In certain DoD special operations, however, “an activity may be both covert and clandestine.”
The CRS report presents a menu of policy questions for lawmakers to consider in evaluating whether to modify U.S. policy on covert action.
A copy of the report was obtained by Secrecy News.
See “Covert Action: Legislative Background and Possible Policy Questions,” November 2, 2006.
Army Presents Standard Classification Methodology
U.S. Army intelligence (G2) has developed a new methodology (pdf) for applying national security classification controls and for training personnel in the proper use of classification restrictions.
Failure to classify correctly has consequences, a tutorial on the new approach points out.
“Over-classification is costly, inefficient and can cause slow downs to development/operation. Under-classification can cause compromise, inadvertent disclosures and confusion.”
But getting it right is easier said than done, because it involves the conscious exercise of informed judgment.
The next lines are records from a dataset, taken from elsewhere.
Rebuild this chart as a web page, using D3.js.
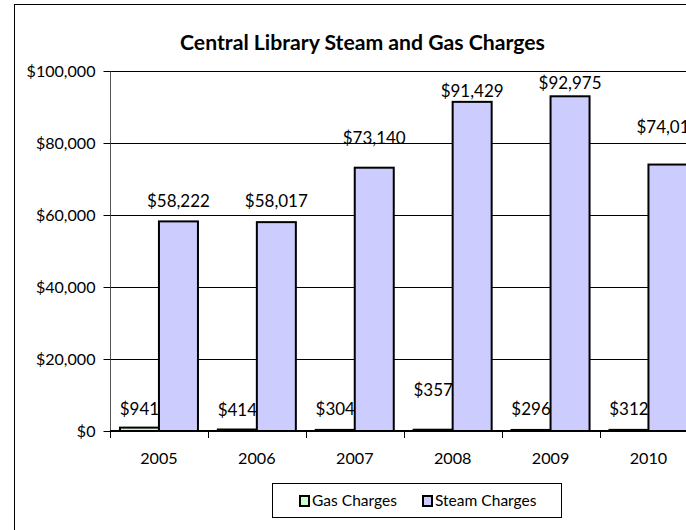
<!DOCTYPE html>
<html><head><meta charset="utf-8">
<script src="https://cdn.jsdelivr.net/npm/d3@7"></script>
<style>body{margin:0;background:#fff}svg{display:block}text{font-family:Lato,"Open Sans",sans-serif;fill:#000}</style>
</head><body><svg id="c" width="686" height="530"></svg>
<script>
const years = ["2005","2006","2007","2008","2009","2010"];
const gasCharges = [941, 414, 304, 357, 296, 312];
const steamCharges = [58222, 58017, 73140, 91429, 92975, 74014];
const seriesNames = ["Gas Charges", "Steam Charges"];
const yTicks = [0, 20000, 40000, 60000, 80000, 100000];
const titleText = "Central Library Steam and Gas Charges";

const colors = {gas: "#CCFFCC", steam: "#CCCCFF"};
// label lift (px above bar top) as placed in the original
const steamLift = [14, 15, 24, 5, 7, 32];
const gasLift = [13, 14, 15, 34, 15, 15];

const svg = d3.select("#c");
svg.append("rect").attr("width",686).attr("height",530).attr("fill","#fff");

function fitSize(str, weight, target){
  const t = svg.append("text").attr("font-size",20).attr("font-weight",weight).text(str);
  const w = t.node().getComputedTextLength(); t.remove();
  return 20*target/w;
}
const fsTitle = fitSize(titleText, "bold", 365);
const fsTick = fitSize("$100,000", "normal", 69);
const fsLabel = fitSize("$58,222", "normal", 63);
const fsX = fitSize("2005", "normal", 37.5);
const fsLeg = fitSize("Gas Charges", "normal", 85);

// outer chart border
svg.append("rect").attr("x",14.5).attr("y",4.5).attr("width",900).attr("height",700)
  .attr("fill","none").attr("stroke","#000").attr("stroke-width",1);

const left = 110, step = 97.9;
const x = d3.scaleBand().domain(years).range([left, left + step*years.length]).padding(0);
const x1 = d3.scaleBand().domain(["gas","steam"]).range([0, x.bandwidth()]).paddingInner(0).paddingOuter(0.255);
const y = d3.scaleLinear().domain([0, 100000]).range([431, 71]);

// gridlines
svg.append("g").selectAll("line").data(yTicks.filter(d=>d>0)).join("line")
  .attr("x1", left).attr("x2", left + step*years.length + 5)
  .attr("y1", d=>Math.round(y(d))+0.5).attr("y2", d=>Math.round(y(d))+0.5)
  .attr("stroke","#000").attr("stroke-width",1);

// y axis
const ya = svg.append("g").attr("transform",`translate(${left+0.5},0)`)
  .call(d3.axisLeft(y).tickValues(yTicks).tickSize(7).tickPadding(8).tickFormat(d=>"$"+d3.format(",")(d)));
ya.select(".domain").attr("stroke","#555").attr("d",`M0,${y(100000)}V${y(0)}`);
ya.selectAll(".tick line").attr("stroke","#000");
ya.selectAll(".tick text").attr("font-size",fsTick).attr("font-family","Lato").attr("fill","#000").attr("dy","0.36em");
ya.selectAll(".tick").attr("transform", d=>`translate(0,${Math.round(y(d))+0.5})`);

// bars
const groups = svg.append("g").selectAll("g").data(years).join("g")
  .attr("transform", d=>`translate(${x(d)},0)`);
groups.append("rect").attr("x", x1("gas")).attr("width", x1.bandwidth())
  .attr("y", (d,i)=>y(gasCharges[i])).attr("height",(d,i)=>y(0)-y(gasCharges[i]))
  .attr("fill", colors.gas).attr("stroke","#000").attr("stroke-width",2);
groups.append("rect").attr("x", x1("steam")).attr("width", x1.bandwidth())
  .attr("y", (d,i)=>y(steamCharges[i])).attr("height",(d,i)=>y(0)-y(steamCharges[i]))
  .attr("fill", colors.steam).attr("stroke","#000").attr("stroke-width",2);

// data labels
const fmt = d=>"$"+d3.format(",")(d);
groups.append("text").attr("text-anchor","middle").attr("font-size",fsLabel)
  .attr("x", x1("gas")+x1.bandwidth()/2).attr("y",(d,i)=>y(gasCharges[i])-gasLift[i])
  .text((d,i)=>fmt(gasCharges[i]));
groups.append("text").attr("text-anchor","middle").attr("font-size",fsLabel)
  .attr("x", x1("steam")+x1.bandwidth()/2).attr("y",(d,i)=>y(steamCharges[i])-steamLift[i])
  .text((d,i)=>fmt(steamCharges[i]));

// x axis
const xa = svg.append("g").attr("transform",`translate(0,${y(0)})`)
  .call(d3.axisBottom(x).tickSize(0).tickPadding(22));
xa.select(".domain").attr("stroke","#000").attr("stroke-width",2).attr("d",`M${left},0H${left+step*years.length+5}`);
xa.selectAll(".tick text").attr("font-size",fsX).attr("font-family","Lato").attr("fill","#000");
svg.append("g").selectAll("line").data(d3.range(years.length+1)).join("line")
  .attr("x1", i=>Math.round(left+i*step)+0.5).attr("x2", i=>Math.round(left+i*step)+0.5)
  .attr("y1", y(0)).attr("y2", y(0)+7).attr("stroke","#000");

// title
svg.append("text").attr("x",362.5).attr("y",50).attr("text-anchor","middle")
  .attr("font-weight","bold").attr("font-size",fsTitle).text(titleText);

// legend
svg.append("rect").attr("x",272.5).attr("y",483.5).attr("width",289).attr("height",34)
  .attr("fill","#fff").attr("stroke","#000");
const legX = [300, 423];
const leg = svg.append("g").selectAll("g").data(seriesNames).join("g")
  .attr("transform",(d,i)=>`translate(${legX[i]},496)`);
leg.append("rect").attr("width",9).attr("height",10)
  .attr("fill",(d,i)=>i===0?colors.gas:colors.steam).attr("stroke","#000").attr("stroke-width",2);
leg.append("text").attr("x",12).attr("y",10).attr("font-size",fsLeg).text(d=>d);
</script></body></html>
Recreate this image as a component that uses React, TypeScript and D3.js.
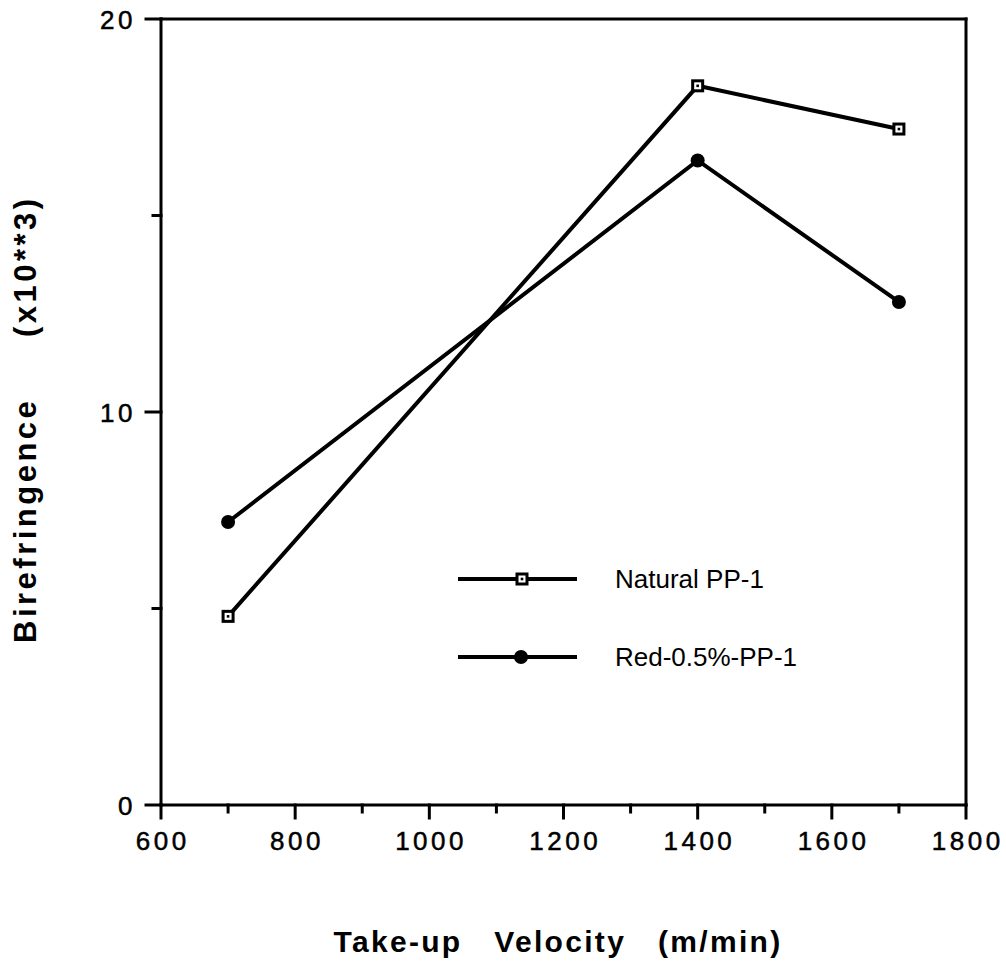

“The descriptors used in addressing damage at the confidential (damage), secret (serious damage) or top secret (exceptionally grave damage) levels are subjective.”
The new Army methodology “provides a standardized method of making an objective decision about a subjective issue,” wrote Lt. Gen. John F. Kimmons, U.S. Army Deputy Chief of Staff for Intelligence, in a cover memorandum.
See “Standardized Methodology for Making Classification Decisions,” Office of the Army Deputy Chief of Staff, G-2, October 25, 2006.